Opinion: What happened in Tibet?

Haoran Li is a junior communication studies major and a columnist for the Daily Kent Stater. He can be reached at [email protected].

Last week, President Obama met the Dalai Lama, one of the spirit leaders of Tibetan Buddhism. On one hand, Obama appealed the human rights issues for Tibet; on the other hand, after Obama announced meeting Dalai Lama, China’s Foreign Ministry’s spokeswoman, Hua Chunying, said it would “grossly interfere in the internal affairs of China, seriously violate norms governing international relations and severely impair China—U.S. relations.” In spite of both side’s claims, let’s review what happened in Tibet around 60 years ago.

Before 1951, Tibet was an area where people were divided into different social classes, and less than five percent of the population of landlords controlled more than 95 percent of the population’s freedom of life, economics and religion. They suffered destitution, cruel oppression, exploitation and by no means possessed personal freedom. “The key characteristic of the system was that individuals did not have the right to opt out. They could not give back their land to the estate and live as free peasants,” said Melvyn Goldstein, at Ohio University’s Center for Research on Tibet.

Furthermore, Tibet was an area that combined politics and religion into one person’s hand—the Dalai Lama. It was a feudal-theocratic government. When Tibetans were liberated after 1951, everyone had the right to attend school, to have freedom to life and rights pursing their own goals instead of being slaves to wealthy landowners.

However, the Dalai Lama was not satisfied without powers to control Tibetans. He incited rebellion in Tibet and wanted to separate Tibet from China. Fortunately, he failed and was exiled to India in 1959. In fact, the Dalai Lama and Tibetan rebels were secretly funded by the CIA. The rebels included monk Athar Norbu and the Dalai Lama’s elder brother, Gyalo Thondup, was the CIA liaison.

The New York Times reported, “It received $1.7 million a year in the 1960’s from the Central Intelligence Agency, but denied reports that the Tibetan leader benefited personally from an annual subsidy of $180,000. The money allocated for the resistance movement was spent on training volunteers and paying for guerrilla operations against the Chinese, the Tibetan government-in-exile said in a statement. It added that the subsidy earmarked for the Dalai Lama was spent on setting up offices in Geneva and New York and on international lobbying.”

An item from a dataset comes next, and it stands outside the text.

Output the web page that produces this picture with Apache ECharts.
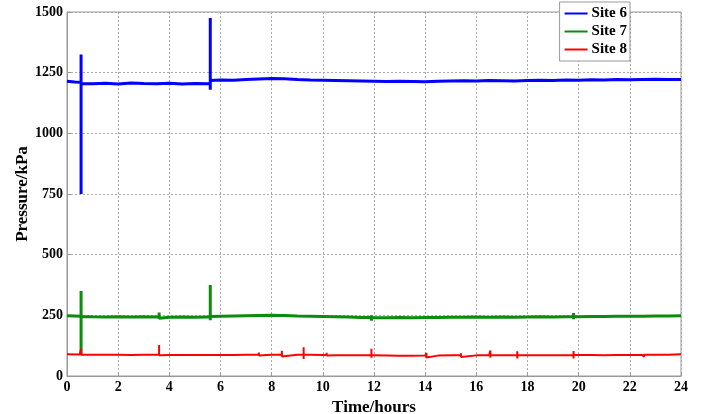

What was going on after 1959?

Tibet has built 77 water factories, which provide water for around 60 percent of Tibet, and transportation has vastly improved. Tibet had only one highway before 1951; however, it had around 30,000 miles of roads for transportation in an area with an average elevation of 4,900 meters. Moreover, Tibet has had a railway from Lasha to Qinghai, with a length of 1,215 miles.

In China, Tibetans have been taught Tibetan in school, and, like all Chinese ethnic groups of fewer than 10 million members, they were exempt from the one child policy.

What the Dalai Lama wants is to act as a leader who can control people’s freedom of life, economics and religion once again.  The White House maintains a good relationship with him because Dalai Lama is a good excuse to blame China, for which the White House can gain international attention in a name of human rights. However, when you take Tibet’s history into consideration, it is easy to tell that the visit between the White House and the Dalai Lama was purely for the sake of propaganda.